EXTRACTED MATERIAL ->

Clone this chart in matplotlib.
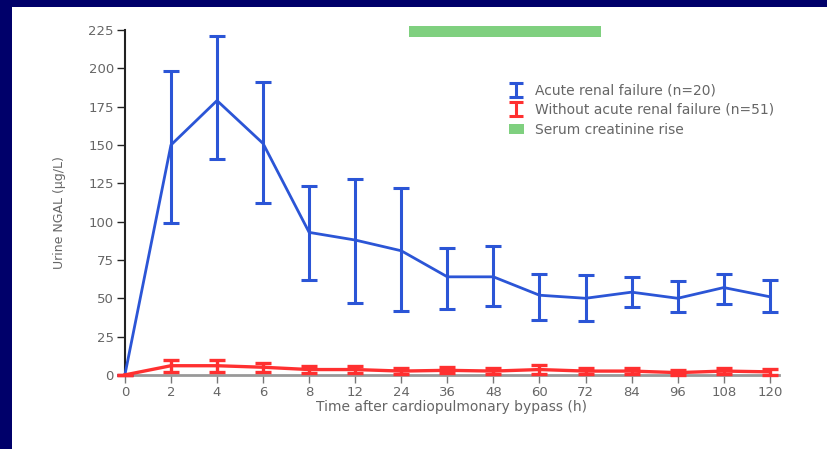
import matplotlib
matplotlib.use('Agg')
import matplotlib.pyplot as plt
import numpy as np
from matplotlib.patches import Patch, Rectangle

# time points (h) - shown as evenly spaced categories
hours = [0, 2, 4, 6, 8, 12, 24, 36, 48, 60, 72, 84, 96, 108, 120]

# acute renal failure (n=20): mean, lower and upper end of error bars
arf_mean = [0, 150, 179, 151, 93, 88, 81, 64, 64, 52, 50, 54, 50, 57, 51]
arf_low = [0, 99, 141, 112, 62, 47, 42, 43, 45, 36, 35, 44, 41, 46, 41]
arf_high = [0, 198, 221, 191, 123, 128, 122, 83, 84, 66, 65, 64, 61, 66, 62]

# without acute renal failure (n=51)
noarf_mean = [0, 6, 6, 5, 3.5, 3.5, 2.5, 3, 2.5, 3.5, 2.5, 2.5, 1.5, 2.5, 2]
noarf_err = [0, 4, 4, 3, 2.5, 2.5, 2, 2, 2, 3, 2, 2, 1.5, 2, 2]

# serum creatinine rise window (h)
creat_start, creat_end = 26, 76

blue = '#2b55d6'
red = '#ff3030'
green = '#7fd07f'
grey = '#666666'

plt.rcParams['font.family'] = 'DejaVu Sans'
fig = plt.figure(figsize=(8.27, 4.49), dpi=100)
fig.patch.set_facecolor('white')
ax = fig.add_axes([0.151, 0.165, 0.791, 0.768])

x = np.arange(len(hours))
arf_mean = np.array(arf_mean)
yerr = [arf_mean - np.array(arf_low), np.array(arf_high) - arf_mean]

ax.errorbar(x, arf_mean, yerr=yerr, color=blue, lw=2, elinewidth=2.2,
            capsize=6, capthick=2.2, clip_on=False, zorder=4)
ax.errorbar(x, noarf_mean, yerr=noarf_err, color=red, lw=2.4, elinewidth=2.4,
            capsize=6, capthick=2.4, clip_on=False, zorder=5)

# creatinine bar drawn above plot
xs = np.interp([creat_start, creat_end], hours, x)
ax.add_patch(Rectangle((xs[0], 220.5), xs[1] - xs[0], 7, facecolor=green,
                       edgecolor='none', clip_on=False))

ax.set_xlim(0, 14.2)
ax.set_ylim(0, 225)
ax.set_xticks(x)
ax.set_xticklabels([str(h) for h in hours])
ax.set_yticks(np.arange(0, 226, 25))

for s in ['top', 'right']:
    ax.spines[s].set_visible(False)
ax.spines['left'].set_color('#222222')
ax.spines['left'].set_linewidth(1.5)
ax.spines['bottom'].set_color('#999999')
ax.spines['bottom'].set_linewidth(2)
ax.tick_params(axis='y', length=6, width=1, color='#222222', labelcolor=grey,
               labelsize=9.5, pad=2)
ax.tick_params(axis='x', length=6, width=1, color='#777777', labelcolor=grey,
               labelsize=9.5, pad=2)

ax.set_xlabel('Time after cardiopulmonary bypass (h)', color=grey, fontsize=10, labelpad=1)
ax.set_ylabel('Urine NGAL (\u00b5g/L)', color=grey, fontsize=9, labelpad=16)
ax.yaxis.set_label_coords(-0.09, 0.47)

# legend proxies
h1 = ax.errorbar([np.nan], [np.nan], yerr=[1], fmt='none', ecolor=blue,
                 elinewidth=2.2, capsize=5, capthick=2.2)
h2 = ax.errorbar([np.nan], [np.nan], yerr=[1], fmt='none', ecolor=red,
                 elinewidth=2.2, capsize=5, capthick=2.2)
h3 = Patch(facecolor=green, edgecolor='none')
leg = fig.legend([h1, h2, h3],
                 ['Acute renal failure (n=20)', 'Without acute renal failure (n=51)',
                  'Serum creatinine rise'],
                 loc='upper left', bbox_to_anchor=(0.6, 0.842), frameon=False,
                 fontsize=10, handlelength=1.1, handletextpad=0.8, labelspacing=0.4)
for t in leg.get_texts():
    t.set_color(grey)

# navy frame on top and left
fig.add_artist(Rectangle((0, 1 - 7 / 449), 1, 7 / 449, transform=fig.transFigure,
                         facecolor='#00006a', edgecolor='none'))
fig.add_artist(Rectangle((0, 0), 12 / 827, 1, transform=fig.transFigure,
                         facecolor='#00006a', edgecolor='none'))

fig.savefig('out.png', dpi=100)
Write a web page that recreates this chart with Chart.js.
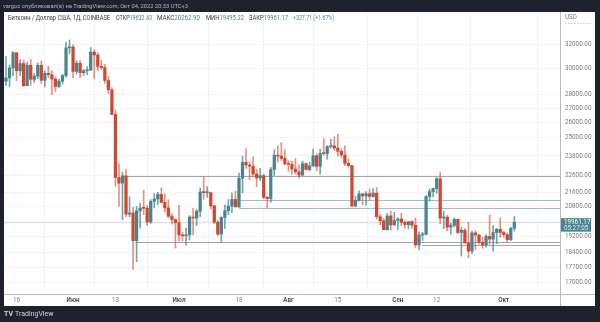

TASK DETAILS -> Exactly as written, repeat the lines from the beginning of the entries up to and including the line with "yerr = [arf_mean", but not the pictures.

WRITTEN REPLY ->
Clone this chart in matplotlib.
import matplotlib
matplotlib.use('Agg')
import matplotlib.pyplot as plt
import numpy as np
from matplotlib.patches import Patch, Rectangle

# time points (h) - shown as evenly spaced categories
hours = [0, 2, 4, 6, 8, 12, 24, 36, 48, 60, 72, 84, 96, 108, 120]

# acute renal failure (n=20): mean, lower and upper end of error bars
arf_mean = [0, 150, 179, 151, 93, 88, 81, 64, 64, 52, 50, 54, 50, 57, 51]
arf_low = [0, 99, 141, 112, 62, 47, 42, 43, 45, 36, 35, 44, 41, 46, 41]
arf_high = [0, 198, 221, 191, 123, 128, 122, 83, 84, 66, 65, 64, 61, 66, 62]

# without acute renal failure (n=51)
noarf_mean = [0, 6, 6, 5, 3.5, 3.5, 2.5, 3, 2.5, 3.5, 2.5, 2.5, 1.5, 2.5, 2]
noarf_err = [0, 4, 4, 3, 2.5, 2.5, 2, 2, 2, 3, 2, 2, 1.5, 2, 2]

# serum creatinine rise window (h)
creat_start, creat_end = 26, 76

blue = '#2b55d6'
red = '#ff3030'
green = '#7fd07f'
grey = '#666666'

plt.rcParams['font.family'] = 'DejaVu Sans'
fig = plt.figure(figsize=(8.27, 4.49), dpi=100)
fig.patch.set_facecolor('white')
ax = fig.add_axes([0.151, 0.165, 0.791, 0.768])

x = np.arange(len(hours))
arf_mean = np.array(arf_mean)
yerr = [arf_mean - np.array(arf_low), np.array(arf_high) - arf_mean]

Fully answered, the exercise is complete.